To date, divisions of past, present, and future have been a necessary condition for a paradigm of futures research. We assert that the futures research field must progress beyond traditional assumptions and categories of past, present and future to the recognition that 1) these concepts are largely byproducts of industrial time, and 2) Newtonian/Cartesian thinking with precepts of control, determinism, and linearity. The construction of alternative pasts, presents, and futures offers a new mode for sense-making, design, and choice in human affairs. It treats futures research as an activity that involves the re-conceptualization, redesign and reconstruction of the present into alternative presents.
The futures field is built upon traditional understandings of time and the partitioning of time into past, present, and future. However, we assert that this historical understanding of time, as partitioned into past, present, and future, has become too limited for sense making in a more complex world. The futures field must now expand into the new frontier of alternative presents, thereby permitting new sense making, knowledge creation, and decision options.
We define alternative presents as distinctive existential states of continuous novelty and emergent complexity. Comparison is the mechanism whereby one present state can be differentiated from others. Shortly we will demonstrate the use of simtime in the creation and application of alternative presents.
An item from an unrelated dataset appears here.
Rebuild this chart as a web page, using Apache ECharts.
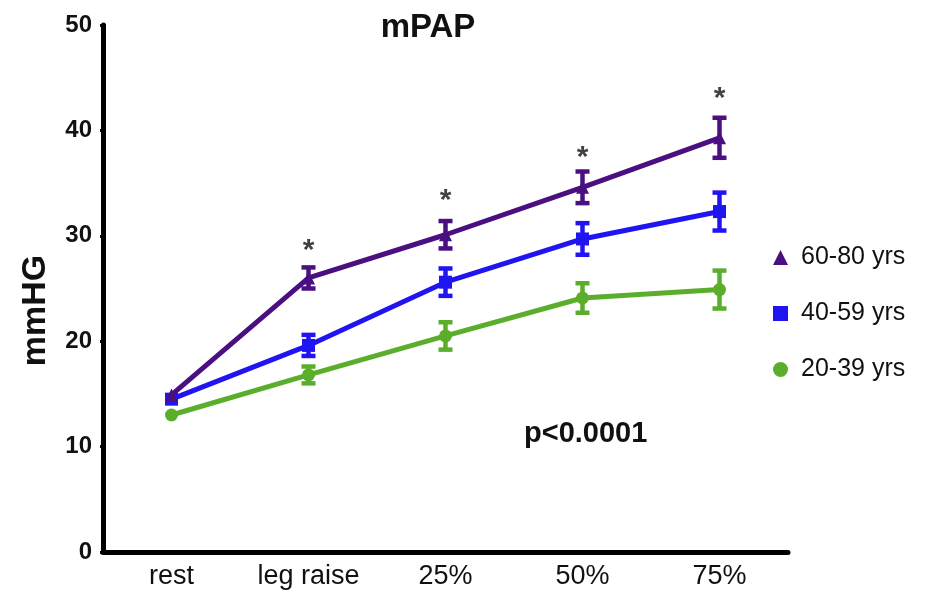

As previously noted, humans are time-bound. Concepts of past, present, and future events are bound together to provide continuity and a framework for sense making, knowledge production, and decision making. The process of simtime suggests a new methodology for harnessing the continuous emergence of novelty, invention, and design in the scope of human time binding.
Simtime methods address historical and anticipated states in terms of time-binding and time-transcendence. They advance the concepts of imported pasts and imported futures that are continuously invented and re-invented within alternative presents. The ongoing construction and deconstruction of imported pasts and imported presents within alternative presents provides frameworks for new formats of time association. Thus, alternative presents are treated as continuously created and emergent resources rather than single points with the passage of chronological time.
The field of futures research is defined largely through its methodologies, or philosophies of method. Scientific futurists assert that discoveries of past, present, and future relationships (e.g., cycles, bifurcations, trajectories, and discontinuities) are best determined by methodological properties rather than objective observations of phenomenological properties. From this point of view, the futures field is already concerned with the invention rather than the discovery of temporal patterns and processes in phenomenological events. A central tenet of simtime is that different depictions of presents are, indeed, artifacts of human observation, categorization, and methodological choice.
We assert that the concept of alternative presents affords the possibility to develop new soft technologies of great importance. Rapid change and complexification have mutated time to become more than an interval measure; it has become a critical resource in the generation of new sense making, knowledge construction, and decision alternatives. The conceptualization of time has migrated from a value-free phenomenon to be studied to a value-rich resource to be developed.